Kolonel Lere akan diambil keterangan esok hari dan Falur pada Oktober mendatang. Keduanya terkait krisis politik dan militer pada 2006 silam. Kedua perwira itu menjadi terdakwa dalam kasus krisis politik dan militer pada 2006 silam.
Lere mengaku pihaknya dipanggil Kejaksaan Distrik Dili sebagai terdakwa dalam kasus diskriminasi dalam tubuh militer dan diduga kuat terlibat dalam aksi baku tembak di Tasitolu pada 28 April 2006.
Baca Juga:
"Kami akan ke kejaksaan sesuai surat panggilan. Kami menghargai ini dan selalu tunduk pada hukum.
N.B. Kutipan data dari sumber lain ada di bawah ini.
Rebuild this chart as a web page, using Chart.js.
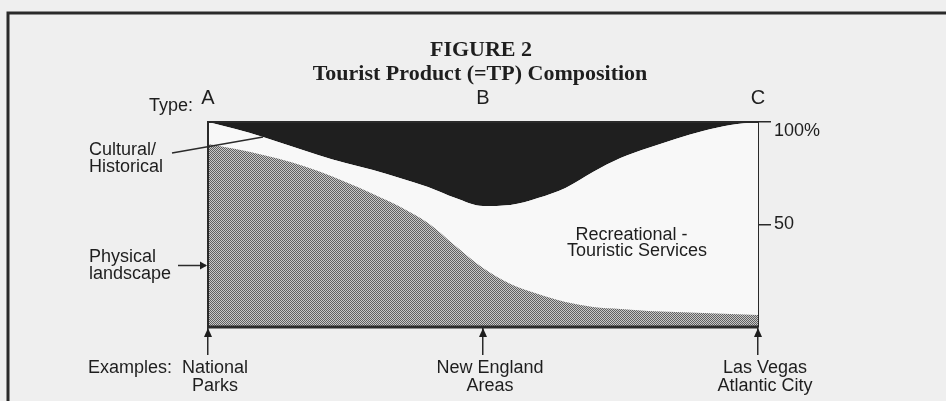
<!DOCTYPE html>
<html>
<head>
<meta charset="utf-8">
<title>Tourist Product (=TP) Composition</title>
<script src="https://cdn.jsdelivr.net/npm/chart.js@4.4.1/dist/chart.umd.min.js"></script>
<style>
  html, body { margin: 0; padding: 0; background: #efefef; }
  canvas { display: block; }
</style>
</head>
<body>
<canvas id="tpChart" width="946" height="401"></canvas>
<script>
// position along the A -> C range (percent of the way)
const xPos = [0, 5, 10, 15, 20, 25, 30, 35, 40, 45, 50, 55, 60, 65, 70, 75, 80, 85, 90, 95, 100];

// share of the tourist product (%), bottom to top
const physical     = [89.3, 86.8, 83.9, 80.5, 76.1, 70.7, 64.9, 58.5, 50.7, 39.5, 28.8, 21.0, 16.1, 12.2, 9.8, 8.8, 7.8, 7.3, 6.8, 6.3, 5.9];
const recreational = [10.7, 9.8, 8.8, 7.8, 7.8, 9.3, 11.7, 14.1, 17.6, 23.4, 30.2, 38.5, 46.8, 55.6, 65.8, 73.6, 79.5, 84.4, 88.8, 92.2, 94.1];
const cultural     = [0, 3.4, 7.3, 11.7, 16.1, 20.0, 23.4, 27.4, 31.7, 37.1, 41.0, 40.5, 37.1, 32.2, 24.4, 17.6, 12.7, 8.3, 4.4, 1.5, 0];

// axis ticks
const typeTicks = [0, 50, 100];
const typeLabels = ['A', 'B', 'C'];
const exampleLabels = [['National', 'Parks'], ['New England', 'Areas'], ['Las Vegas', 'Atlantic City']];
const shareTicks = [50, 100];
const shareLabels = ['50', ['', '100%']];

const INK = '#1e1e1e';
const SANS = '"Liberation Sans", Arial, sans-serif';
const SERIF = '"Liberation Serif", "Times New Roman", serif';

Chart.defaults.font.family = SANS;
Chart.defaults.color = INK;

// fine dot screen used for the physical landscape area
function dotPattern() {
    const c = document.createElement('canvas');
    c.width = 2;
    c.height = 2;
    const g = c.getContext('2d');
    g.fillStyle = '#c8c8c8';
    g.fillRect(0, 0, 2, 2);
    g.fillStyle = '#606060';
    g.fillRect(0, 0, 1, 1);
    g.fillRect(1, 1, 1, 1);
    return g.createPattern(c, 'repeat');
}

function toPoints(values) {
    return values.map((v, i) => ({ x: xPos[i], y: v }));
}

// labels, leader lines, frame
const annotations = {
    id: 'annotations',
    afterDraw(chart) {
        const ctx = chart.ctx;
        const area = chart.chartArea;
        const x = chart.scales.x;
        const y = chart.scales.y;

        ctx.save();
        ctx.strokeStyle = '#2a2a2a';
        ctx.fillStyle = INK;

        // page frame
        ctx.lineWidth = 3;
        ctx.beginPath();
        ctx.moveTo(8, 401);
        ctx.lineTo(8, 13);
        ctx.lineTo(946, 13);
        ctx.stroke();

        // plot box (right side is the y axis border)
        ctx.lineWidth = 2;
        ctx.beginPath();
        ctx.moveTo(area.left, area.bottom);
        ctx.lineTo(area.left, area.top);
        ctx.lineTo(area.right, area.top);
        ctx.stroke();
        ctx.lineWidth = 3;
        ctx.beginPath();
        ctx.moveTo(area.left - 1, area.bottom);
        ctx.lineTo(area.right, area.bottom);
        ctx.stroke();

        // up arrows under A, B, C
        typeTicks.forEach(v => {
            const px = x.getPixelForValue(v);
            ctx.beginPath();
            ctx.moveTo(px, area.bottom + 1);
            ctx.lineTo(px - 4, area.bottom + 10);
            ctx.lineTo(px + 4, area.bottom + 10);
            ctx.closePath();
            ctx.fill();
        });

        // titles
        const mid = (area.left + area.right) / 2;
        ctx.textAlign = 'center';
        ctx.textBaseline = 'middle';
        ctx.font = 'bold 22px ' + SERIF;
        ctx.fillText('FIGURE 2', mid - 2, 50);
        ctx.fillText('Tourist Product (=TP) Composition', mid - 3, 74);

        ctx.font = '18px ' + SANS;
        ctx.textAlign = 'right';
        ctx.fillText('Type:', area.left - 15, area.top - 16);

        ctx.textAlign = 'left';
        ctx.fillText('Cultural/', 89, 150);
        ctx.fillText('Historical', 89, 167);
        ctx.fillText('Physical', 89, 257);
        ctx.fillText('landscape', 89, 274);
        ctx.fillText('Examples:', 88, area.bottom + 41);

        ctx.textAlign = 'center';
        ctx.fillText('Recreational -', x.getPixelForValue(77), y.getPixelForValue(45));
        ctx.fillText('Touristic Services', x.getPixelForValue(78), y.getPixelForValue(37));

        // leader to the cultural/historical wedge
        ctx.lineWidth = 1.5;
        ctx.beginPath();
        ctx.moveTo(172, 153);
        ctx.lineTo(x.getPixelForValue(xPos[2]), y.getPixelForValue(100 - cultural[2]));
        ctx.stroke();

        // arrow to the physical landscape area
        const ay = y.getPixelForValue(30);
        ctx.beginPath();
        ctx.moveTo(178, ay);
        ctx.lineTo(area.left - 2, ay);
        ctx.stroke();
        ctx.beginPath();
        ctx.moveTo(area.left - 1, ay);
        ctx.lineTo(area.left - 8, ay - 4);
        ctx.lineTo(area.left - 8, ay + 4);
        ctx.closePath();
        ctx.fill();

        ctx.restore();
    }
};

new Chart(document.getElementById('tpChart').getContext('2d'), {
    type: 'line',
    data: {
        datasets: [{
            label: 'Physical landscape',
            data: toPoints(physical),
            backgroundColor: dotPattern(),
            borderWidth: 0,
            fill: 'origin'
        }, {
            label: 'Recreational - Touristic Services',
            data: toPoints(recreational),
            backgroundColor: '#f8f8f8',
            borderWidth: 0,
            fill: '-1'
        }, {
            label: 'Cultural/Historical',
            data: toPoints(cultural),
            backgroundColor: '#1f1f1f',
            borderWidth: 0,
            fill: '-1'
        }]
    },
    options: {
        responsive: false,
        animation: false,
        layout: { padding: { left: 208, top: 0, right: 0, bottom: 0 } },
        elements: {
            point: { radius: 0, hoverRadius: 0 },
            line: { cubicInterpolationMode: 'monotone' }
        },
        plugins: {
            legend: { display: false },
            tooltip: { enabled: false }
        },
        scales: {
            x: {
                type: 'linear',
                position: 'top',
                min: 0,
                max: 100,
                grid: { display: false },
                border: { display: false },
                afterBuildTicks: s => { s.ticks = typeTicks.map(v => ({ value: v })); },
                afterFit: s => { s.height = 122; },
                ticks: {
                    autoSkip: false,
                    maxRotation: 0,
                    padding: 4,
                    font: { size: 20 },
                    callback: (v, i) => typeLabels[i]
                }
            },
            x2: {
                type: 'linear',
                position: 'bottom',
                min: 0,
                max: 100,
                grid: { drawOnChartArea: false, tickLength: 28, color: '#2a2a2a', lineWidth: 1.5 },
                border: { display: false },
                afterBuildTicks: s => { s.ticks = typeTicks.map(v => ({ value: v })); },
                afterFit: s => { s.height = 74; },
                ticks: {
                    autoSkip: false,
                    maxRotation: 0,
                    padding: 4,
                    labelOffset: 7,
                    font: { size: 18, lineHeight: 1 },
                    callback: (v, i) => exampleLabels[i]
                }
            },
            y: {
                position: 'right',
                stacked: true,
                min: 0,
                max: 100,
                grid: { drawOnChartArea: false, tickLength: 13, color: '#2a2a2a', lineWidth: 1.5 },
                border: { display: true, color: '#2a2a2a', width: 2 },
                afterBuildTicks: s => { s.ticks = shareTicks.map(v => ({ value: v })); },
                afterFit: s => { s.width = 188; },
                ticks: {
                    padding: 3,
                    font: { size: 18, lineHeight: 1 },
                    callback: (v, i) => shareLabels[i]
                }
            }
        }
    },
    plugins: [annotations]
});
</script>
</body>
</html>
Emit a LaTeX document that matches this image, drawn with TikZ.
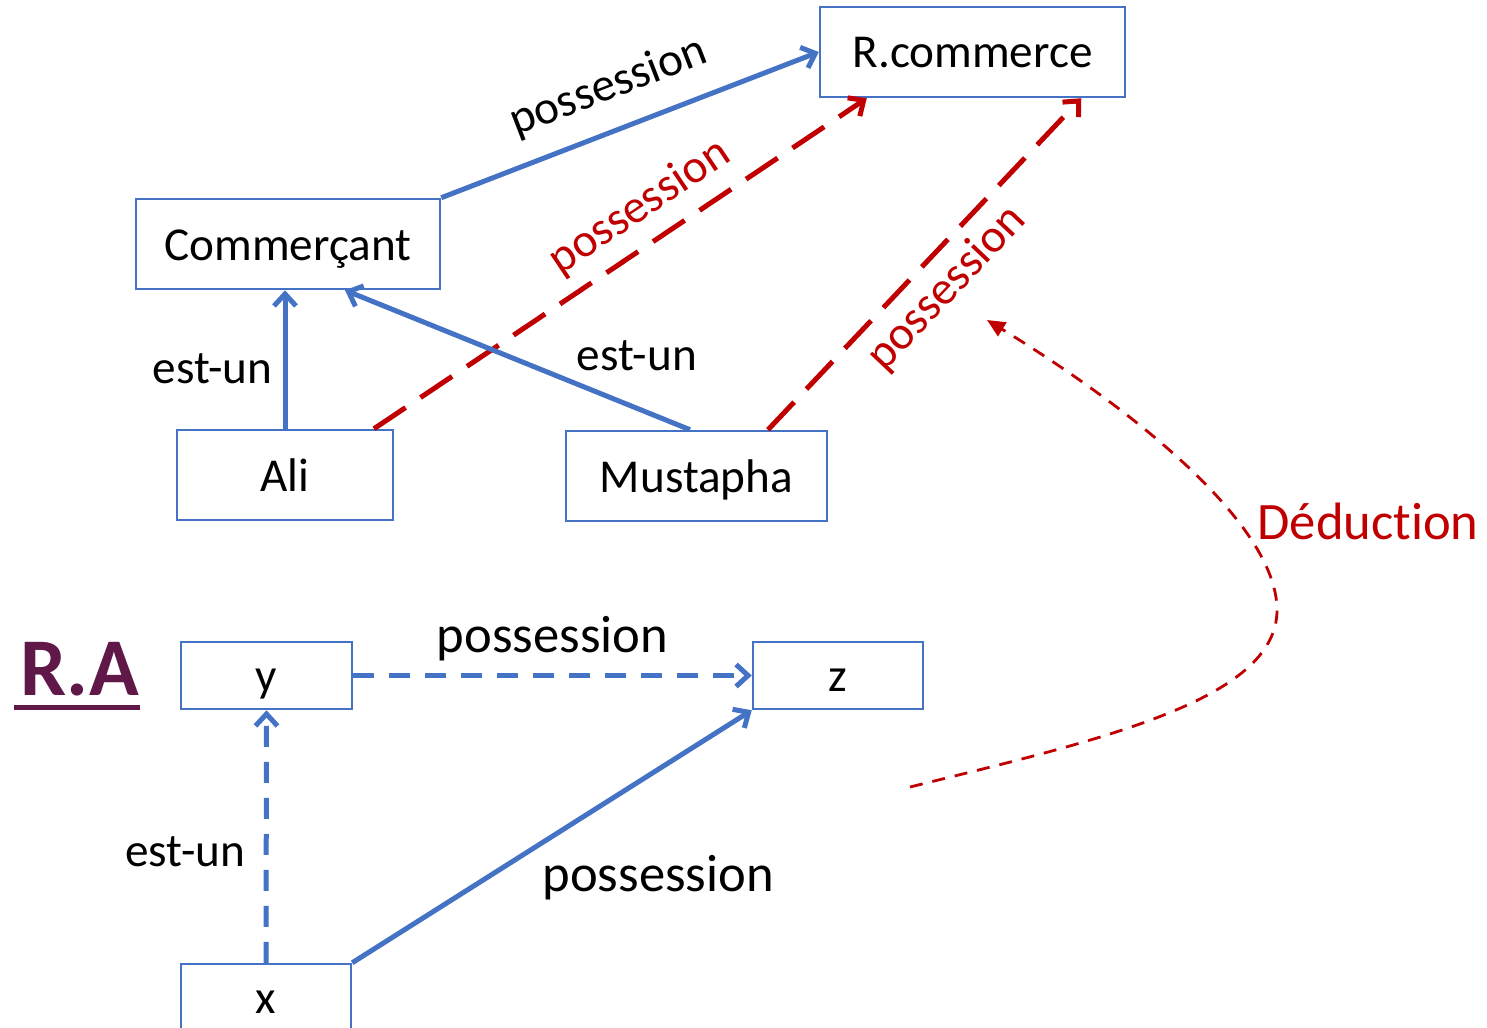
\documentclass[tikz,border=0pt]{standalone}
\usepackage{fontspec}
\setmainfont{Carlito}[Ligatures=NoCommon]
\usetikzlibrary{arrows.meta,calc}
\definecolor{boxblue}{HTML}{4472C4}
\definecolor{deepred}{HTML}{C00000}
\definecolor{plum}{HTML}{601848}
\begin{document}
\begin{tikzpicture}[x=0.5pt,y=-0.5pt,
  concept/.style={draw=boxblue, line width=1.25pt, rectangle, inner sep=0pt,
    text height=18pt, text depth=2pt,
    font=\fontsize{23.6}{28}\selectfont},
  barb/.style={-{Straight Barb[length=6pt,width=11pt]}},
  link/.style={draw=boxblue, line width=2.5pt, barb},
  linkdash/.style={link, dash pattern=on 10.5pt off 7.5pt},
  inferred/.style={draw=deepred, line width=2.5pt, dash pattern=on 19pt off 9pt, barb},
  deduce/.style={draw=deepred, line width=1.4pt, dash pattern=on 6.5pt off 5pt,
    -{Triangle[length=9pt,width=8pt]}},
  isa/.style={inner sep=0pt, font=\fontsize{23.6}{28}\selectfont},
  rel/.style={inner sep=0pt, font=\fontsize{26.3}{30}\selectfont},
]
\clip (0,0) rectangle (1487,1027);

% concrete network
\node[concept, minimum width=152.5pt, minimum height=45pt] (rc)  at (972.5,52) {R.commerce};
\node[concept, minimum width=152pt,   minimum height=45pt] (com) at (288,244)  {Commerçant};
\node[concept, minimum width=108pt,   minimum height=45pt] (ali) at (285,475)  {Ali};
\node[concept, minimum width=130.5pt, minimum height=45pt] (mus) at (696.5,476) {Mustapha};

\draw[link] (com.north east) -- (rc.west)
  node[isa, pos=0.485, sloped, above=10.2pt] {possession};
\draw[inferred] ([xshift=44.5pt]ali.north) -- ([xshift=24pt]rc.south west)
  node[isa, text=deepred, pos=0.58, sloped, above=6.7pt] {possession};
\draw[inferred] ([xshift=35.75pt]mus.north) -- ([xshift=-22.5pt]rc.south east)
  node[isa, text=deepred, pos=0.495, sloped, below=5.2pt] {possession};
\draw[link] (ali.north) -- (ali.north |- com.south)
  node[isa, pos=0.43, left=5pt] {est-un};
\draw[link] ([xshift=-3.25pt]mus.north) -- ([xshift=28.5pt]com.south)
  node[isa, pos=0.154, yshift=26.5pt] {est-un};

% abstract rule
\node[font=\bfseries\fontsize{41}{48}\selectfont, text=plum, inner sep=0pt, anchor=base west] (ra) at (20,695) {R.A};
\draw[plum, line width=2.5pt] ([xshift=-3pt,yshift=-6.25pt]ra.base west) -- ([yshift=-6.25pt]ra.base east);

\node[concept, minimum width=85.5pt, minimum height=33.5pt] (y) at (266.5,675.5) {y};
\node[concept, minimum width=85pt,   minimum height=33.5pt] (z) at (838,675.5)   {z};
\node[concept, minimum width=85pt,   minimum height=33.5pt] (x) at (266,997.5)   {x};

\draw[linkdash] (y.east) -- (z.west)
  node[rel, pos=0.5, yshift=18.5pt] {possession};
\draw[linkdash] (x.north) -- (y.south)
  node[isa, pos=0.44, xshift=-40.5pt] {est-un};
\draw[link] (x.north east) -- (z.south west)
  node[rel, pos=0.766, yshift=-54pt] {possession};

% deduction
\coordinate (dstart) at (910,787);
\coordinate (dend) at (987,320);
\draw[deduce] (dstart) .. controls (1100,740) and (1277,700) .. (1277,610)
  .. controls (1277,530) and (1150,420) .. (dend);
\node[rel, text=deepred] (ded) at (1368,521) {Déduction};
\end{tikzpicture}
\end{document}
Tetapi harus diingat bahwa semua orang sama di depan hukum," kata Lere di Markas Besar Tasitolu, Dili.
Menurutnya, tuntutan dakwaan tersebut akan lebih jelas di pengadilan nanti. Tetapi, kata dia, selama krisis politik dan militer kala itu, mereka telah membela negara dengan mencoba menghentikan kekerasan di sana. "Karena itu adalah kewajiban kami sebagai pembela negara. Karena saat itu rumah rakyat dibakar, diusir, dianiaya," ungkap Lere.
Adapun Falur Rate Laek juga mengaku akan memenuhi panggilang pengadilan agar menjadi contoh terbaik bagi masyarakat, terutama pemimpin Timor Leste, bahwa semua orang harus tunduk pada hukum dan keputusan pengadilan.
"Saya tahu semua kejadian di Tasitolu. Serdadu saya yang turun mengamankan kekerasan di sana. Saya turun mengambil alih keamanan sesuai perintah, bukan kemauan sendiri," kata Falur.
Menurut surat panggilan kejaksaan, dia diminta memberi keterangan pada Oktober mendatang. "Tetapi saya masih bingung. Isi surat panggilan ini mengatakan saya terdakwa, tapi kenapa saya harus terdakwa, sedangkan orang yang membagi senjata bebas. Ini akan lebih jelas di pengadilan nanti," kata dia.
Jaksa Agung Longinhos Monteiro mengatakan kedua perwira tersebut akan diambil keterangan sesuai proses hukum yang biasa. "Hukum tidak membeda-bedakan siapa orang itu, militer atau sipil," katanya.